- [SOURCE MATERIAL]

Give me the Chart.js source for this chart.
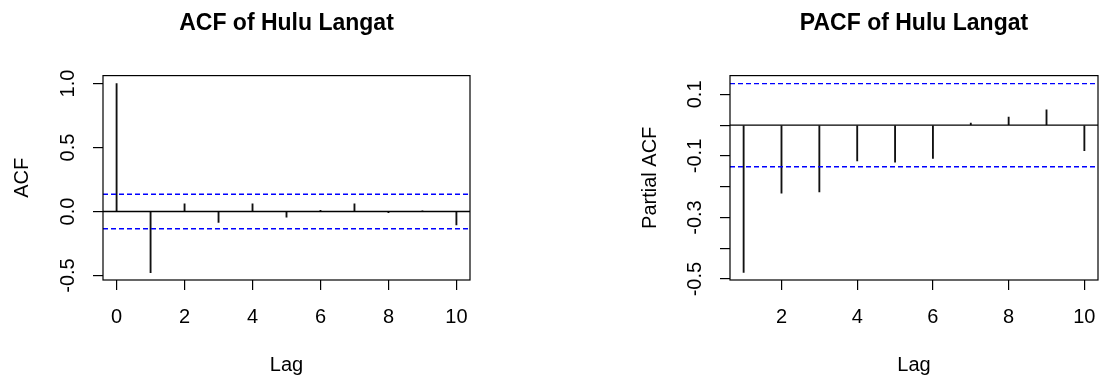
<!DOCTYPE html>
<html>
<head>
<meta charset="utf-8">
<script src="https://cdn.jsdelivr.net/npm/chart.js@4.4.0/dist/chart.umd.min.js"></script>
<style>
  body { margin: 0; background: #fff; }
  #wrap { position: relative; width: 1099px; height: 378px; overflow: hidden; }
  canvas { position: absolute; top: 0; }
</style>
</head>
<body>
<div id="wrap">
  <canvas id="acfChart" width="550" height="378" style="left:0"></canvas>
  <canvas id="pacfChart" width="549" height="378" style="left:550px"></canvas>
</div>
<script>
// values
const acfLags = [0, 1, 2, 3, 4, 5, 6, 7, 8, 9, 10];
const acfValues = [1.0, -0.478, 0.06, -0.086, 0.06, -0.044, 0.01, 0.06, -0.008, 0.006, -0.104];
const pacfLags = [1, 2, 3, 4, 5, 6, 7, 8, 9, 10];
const pacfValues = [-0.478, -0.221, -0.217, -0.116, -0.12, -0.108, 0.007, 0.026, 0.05, -0.083];
const confLimit = 0.135;

const acfXTicks = [0, 2, 4, 6, 8, 10];
const acfYTicks = [-0.5, 0, 0.5, 1.0];
const acfYLabels = ['-0.5', '0.0', '0.5', '1.0'];
const pacfXTicks = [2, 4, 6, 8, 10];
const pacfYTicks = [-0.5, -0.4, -0.3, -0.2, -0.1, 0, 0.1];
const pacfYLabels = ['-0.5', '', '-0.3', '', '-0.1', '', '0.1'];

const acfXRange = [-0.4, 10.4];
const acfYRange = [-0.535, 1.062];
const pacfXRange = [0.64, 10.36];
const pacfYRange = [-0.503, 0.161];

Chart.defaults.font.family = "'Liberation Sans', Arial, sans-serif";
Chart.defaults.color = '#000';

const boxPlugin = {
  id: 'box',
  afterDraw(chart) {
    const a = chart.chartArea;
    const ctx = chart.ctx;
    ctx.save();
    ctx.strokeStyle = '#000';
    ctx.lineWidth = 1.2;
    ctx.strokeRect(a.left, a.top, a.right - a.left, a.bottom - a.top);
    ctx.restore();
  }
};

function hline(y, xr, color, dash) {
  return {
    type: 'line',
    data: [{ x: xr[0], y: y }, { x: xr[1], y: y }],
    borderColor: color,
    borderWidth: 1.4,
    borderDash: dash,
    pointRadius: 0,
    fill: false
  };
}

function makeChart(id, opts) {
  const spikes = opts.lags.map((l, i) => ({ x: l, y: opts.values[i] }));
  return new Chart(document.getElementById(id), {
    type: 'bar',
    data: {
      datasets: [
        hline(0, opts.xRange, '#000', []),
        hline(confLimit, opts.xRange, '#0000ff', [5, 3]),
        hline(-confLimit, opts.xRange, '#0000ff', [5, 3]),
        {
          type: 'bar',
          data: spikes,
          backgroundColor: '#111',
          borderWidth: 0,
          barThickness: 1.2
        }
      ]
    },
    options: {
      responsive: false,
      animation: false,
      layout: { autoPadding: false, padding: { left: 0, right: opts.padRight, top: 0, bottom: 0 } },
      plugins: {
        legend: { display: false },
        tooltip: { enabled: false },
        title: {
          display: true,
          fullSize: false,
          text: opts.title,
          color: '#000',
          font: { size: 23, weight: 'bold' },
          padding: { top: 10, bottom: 38 }
        }
      },
      scales: {
        x: {
          type: 'linear',
          min: opts.xRange[0],
          max: opts.xRange[1],
          offset: false,
          afterBuildTicks: s => { s.ticks = opts.xTicks.map(v => ({ value: v })); },
          afterFit: s => { s.height = 98; s.paddingLeft = 0; s.paddingRight = 0; },
          grid: { offset: false, drawOnChartArea: false, drawTicks: true, tickLength: 10, color: '#000', lineWidth: 1.2 },
          border: { display: false },
          ticks: { font: { size: 20 }, color: '#000', padding: 15, autoSkip: false, maxRotation: 0,
                   callback: v => String(v) },
          title: { display: true, text: 'Lag', font: { size: 20 }, color: '#000', padding: { top: 0, bottom: 1 } }
        },
        y: {
          type: 'linear',
          min: opts.yRange[0],
          max: opts.yRange[1],
          afterBuildTicks: s => { s.ticks = opts.yTicks.map(v => ({ value: v })); },
          afterFit: s => { s.width = opts.yWidth; s.paddingTop = 0; s.paddingBottom = 0; },
          grid: { drawOnChartArea: false, drawTicks: true, tickLength: 10, color: '#000', lineWidth: 1.2 },
          border: { display: false },
          ticks: { font: { size: 20 }, color: '#000', padding: opts.tickPad, autoSkip: false,
                   minRotation: 90, maxRotation: 90, crossAlign: 'center',
                   callback: (v, i) => opts.yLabels[i] },
          title: { display: true, text: opts.yTitle, font: { size: 20 }, color: '#000', padding: { top: opts.titlePad, bottom: 0 } }
        }
      }
    },
    plugins: [boxPlugin]
  });
}

makeChart('acfChart', {
  title: 'ACF of Hulu Langat', yTitle: 'ACF',
  lags: acfLags, values: acfValues,
  xRange: acfXRange, yRange: acfYRange,
  xTicks: acfXTicks, yTicks: acfYTicks, yLabels: acfYLabels,
  padRight: 80, yWidth: 103, tickPad: 7, titlePad: 10
});

makeChart('pacfChart', {
  title: 'PACF of Hulu Langat', yTitle: 'Partial ACF',
  lags: pacfLags, values: pacfValues,
  xRange: pacfXRange, yRange: pacfYRange,
  xTicks: pacfXTicks, yTicks: pacfYTicks, yLabels: pacfYLabels,
  padRight: 1, yWidth: 180, tickPad: 7, titlePad: 88
});
</script>
</body>
</html>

- [AIM]
Every line of text is to be repeated exactly; pictures are left out.

- [THE SOLUTION]
Give me the Chart.js source for this chart.
<!DOCTYPE html>
<html>
<head>
<meta charset="utf-8">
<script src="https://cdn.jsdelivr.net/npm/chart.js@4.4.0/dist/chart.umd.min.js"></script>
<style>
  body { margin: 0; background: #fff; }
  #wrap { position: relative; width: 1099px; height: 378px; overflow: hidden; }
  canvas { position: absolute; top: 0; }
</style>
</head>
<body>
<div id="wrap">
  <canvas id="acfChart" width="550" height="378" style="left:0"></canvas>
  <canvas id="pacfChart" width="549" height="378" style="left:550px"></canvas>
</div>
<script>
// values
const acfLags = [0, 1, 2, 3, 4, 5, 6, 7, 8, 9, 10];
const acfValues = [1.0, -0.478, 0.06, -0.086, 0.06, -0.044, 0.01, 0.06, -0.008, 0.006, -0.104];
const pacfLags = [1, 2, 3, 4, 5, 6, 7, 8, 9, 10];
const pacfValues = [-0.478, -0.221, -0.217, -0.116, -0.12, -0.108, 0.007, 0.026, 0.05, -0.083];
const confLimit = 0.135;

const acfXTicks = [0, 2, 4, 6, 8, 10];
const acfYTicks = [-0.5, 0, 0.5, 1.0];
const acfYLabels = ['-0.5', '0.0', '0.5', '1.0'];
const pacfXTicks = [2, 4, 6, 8, 10];
const pacfYTicks = [-0.5, -0.4, -0.3, -0.2, -0.1, 0, 0.1];
const pacfYLabels = ['-0.5', '', '-0.3', '', '-0.1', '', '0.1'];

const acfXRange = [-0.4, 10.4];
const acfYRange = [-0.535, 1.062];
const pacfXRange = [0.64, 10.36];
const pacfYRange = [-0.503, 0.161];

Chart.defaults.font.family = "'Liberation Sans', Arial, sans-serif";
Chart.defaults.color = '#000';

const boxPlugin = {
  id: 'box',
  afterDraw(chart) {
    const a = chart.chartArea;
    const ctx = chart.ctx;
    ctx.save();
    ctx.strokeStyle = '#000';
    ctx.lineWidth = 1.2;
    ctx.strokeRect(a.left, a.top, a.right - a.left, a.bottom - a.top);
    ctx.restore();
  }
};

function hline(y, xr, color, dash) {
  return {
    type: 'line',
    data: [{ x: xr[0], y: y }, { x: xr[1], y: y }],
    borderColor: color,
    borderWidth: 1.4,
    borderDash: dash,
    pointRadius: 0,
    fill: false
  };
}

function makeChart(id, opts) {
  const spikes = opts.lags.map((l, i) => ({ x: l, y: opts.values[i] }));
  return new Chart(document.getElementById(id), {
    type: 'bar',
    data: {
      datasets: [
        hline(0, opts.xRange, '#000', []),
        hline(confLimit, opts.xRange, '#0000ff', [5, 3]),
        hline(-confLimit, opts.xRange, '#0000ff', [5, 3]),
        {
          type: 'bar',
          data: spikes,
          backgroundColor: '#111',
          borderWidth: 0,
          barThickness: 1.2
        }
      ]
    },
    options: {
      responsive: false,
      animation: false,
      layout: { autoPadding: false, padding: { left: 0, right: opts.padRight, top: 0, bottom: 0 } },
      plugins: {
        legend: { display: false },
        tooltip: { enabled: false },
        title: {
          display: true,
          fullSize: false,
          text: opts.title,
          color: '#000',
          font: { size: 23, weight: 'bold' },
          padding: { top: 10, bottom: 38 }
        }
      },
      scales: {
        x: {
          type: 'linear',
          min: opts.xRange[0],
          max: opts.xRange[1],
          offset: false,
          afterBuildTicks: s => { s.ticks = opts.xTicks.map(v => ({ value: v })); },
          afterFit: s => { s.height = 98; s.paddingLeft = 0; s.paddingRight = 0; },
          grid: { offset: false, drawOnChartArea: false, drawTicks: true, tickLength: 10, color: '#000', lineWidth: 1.2 },
          border: { display: false },
          ticks: { font: { size: 20 }, color: '#000', padding: 15, autoSkip: false, maxRotation: 0,
                   callback: v => String(v) },
          title: { display: true, text: 'Lag', font: { size: 20 }, color: '#000', padding: { top: 0, bottom: 1 } }
        },
        y: {
          type: 'linear',
          min: opts.yRange[0],
          max: opts.yRange[1],
          afterBuildTicks: s => { s.ticks = opts.yTicks.map(v => ({ value: v })); },
          afterFit: s => { s.width = opts.yWidth; s.paddingTop = 0; s.paddingBottom = 0; },
          grid: { drawOnChartArea: false, drawTicks: true, tickLength: 10, color: '#000', lineWidth: 1.2 },
          border: { display: false },
          ticks: { font: { size: 20 }, color: '#000', padding: opts.tickPad, autoSkip: false,
                   minRotation: 90, maxRotation: 90, crossAlign: 'center',
                   callback: (v, i) => opts.yLabels[i] },
          title: { display: true, text: opts.yTitle, font: { size: 20 }, color: '#000', padding: { top: opts.titlePad, bottom: 0 } }
        }
      }
    },
    plugins: [boxPlugin]
  });
}

makeChart('acfChart', {
  title: 'ACF of Hulu Langat', yTitle: 'ACF',
  lags: acfLags, values: acfValues,
  xRange: acfXRange, yRange: acfYRange,
  xTicks: acfXTicks, yTicks: acfYTicks, yLabels: acfYLabels,
  padRight: 80, yWidth: 103, tickPad: 7, titlePad: 10
});

makeChart('pacfChart', {
  title: 'PACF of Hulu Langat', yTitle: 'Partial ACF',
  lags: pacfLags, values: pacfValues,
  xRange: pacfXRange, yRange: pacfYRange,
  xTicks: pacfXTicks, yTicks: pacfYTicks, yLabels: pacfYLabels,
  padRight: 1, yWidth: 180, tickPad: 7, titlePad: 88
});
</script>
</body>
</html>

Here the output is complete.